There's also one time when I had sleepsex! I raised my feet up high and it looks obscene to the core! Date had it videoed down. He said that my actions were rather quick and agile and by the time he can record it, it's already halfway through the laugh.
Then it was this Chinese New Year. On the day itself too! I sleepwalked. I didn't know it was Chinese New Year and after doing my stuffs for a whole night, I decided that the manic disorder got to go and I have to catch some rest before going for reunion dinner (my iPhone's calendar was misread by me, okay!). So I popped a Dormicum into my mouth and slept. I could only remember being woke up a few hours later to see my Psychiatrist. Then the consultation...... I was sleeptalking. My Doctor didn't know as well. Throughout the trip, from the doctor's office to my Ah Ma house, and from my Ah Ma house to home, I couldn't remember a single thing. How did the Ang Baos reached me? My sisters took them for me. According to my parents statement, I had slept soundly since I've reached my granny's place. Occasionally, I would walk up and talk to the air (my parents and third auntie had it all videoed down!) and doing some weird gestures. When at home, I took shower twice and walked around naked! AND my Dad was around. My Mom could only lock Daddy out of his bedroom (I used the master's toilet to shower) and try to dress me up, WHEN I am hiding from her. HAHAHAH. She had a hard time chasing me. My Dad is a known sleeper, like me. Go anywhere must sleep and sleep first. So imagine how long he tried to stay awake so that he could sleep on his bed! It's pure torture!

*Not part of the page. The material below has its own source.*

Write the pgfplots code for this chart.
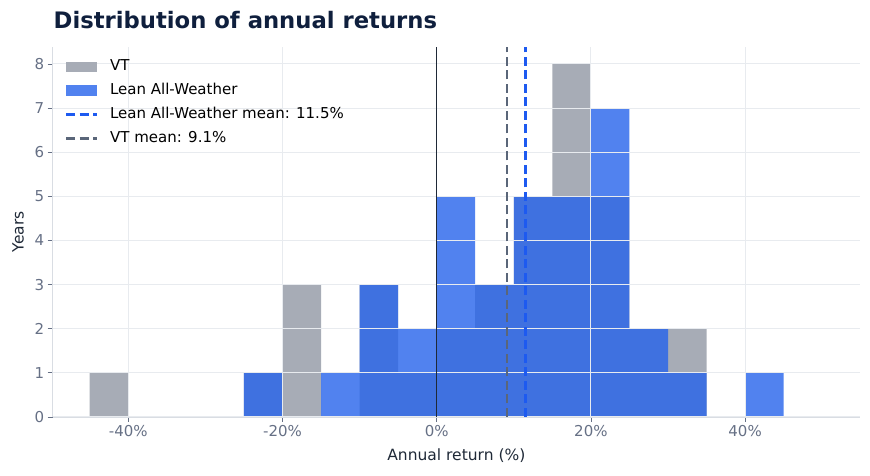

I know it's not funny when it comes to such things. Even when watching the videos, I couldn't stand myself!
I had not educated them, even now - because there's no need to anymore, on how to deal with situations like this. Best if can, try to convince or coax a sleepwalker back into sleeping. Some can be pretty stubborn and start a fight. Some can even talk back, breaking into an argument! Most people cannot tell if a person is sleepwalking or not. Some doctors even said that split personality CAN be sleepwalking, whereby the brains work but no memories are collected.They can be troublesome if they stay alone and have no one else to take care of them.
This is how I dealt with the problem. I took Dormicum with muscle relaxant or relaxant of any sort. Xanax, lexotan and etc. This ensures that the mind is resting as well so not only you sleep, but your muscles sleep too.
Sleepwalking is caused by active brain, active muscles, active thoughts but sleeping memory. And you wake up refresh too! Therefore, by using relaxant to make your muscles relaxed, you risk lesser chance of having to walk as your nerves would be so asleep by then!
This is how I coped with it. One can never tell through the eyes (unlike drug abuse when druggies normally have "spaced out" or "distant" look in their eyes) as the muscles of the eyes and the part whereby one's brain visualize stuffs are all working. The muscle fibers in a sleepwalker can dilate and contract as well as focus on certain objects that they are hallucinating. Sometimes, they hallucinate. Sometimes they join and mingle into the crowd just as fine.
It's hard to tell when someone is sleepwalking (or just split a personality). It's after that, that we are aware of that a sleepwalking had occurred - only if there are evidences left behind, like change of clothing, bags misplaced, wallet opened and etc.
Till date, I had not sleepwalk, provided that my Dormicum must be taken together with Xanax.
I cannot believe the stupid things I did when I was sleepwalking. Imagine! Using a dog's towel to dry your hair?!?! How smelly!!!!!!!!
This is it and now it's going to be 3 in the morning. Better head to bed before my day and night turns topsy turvy again.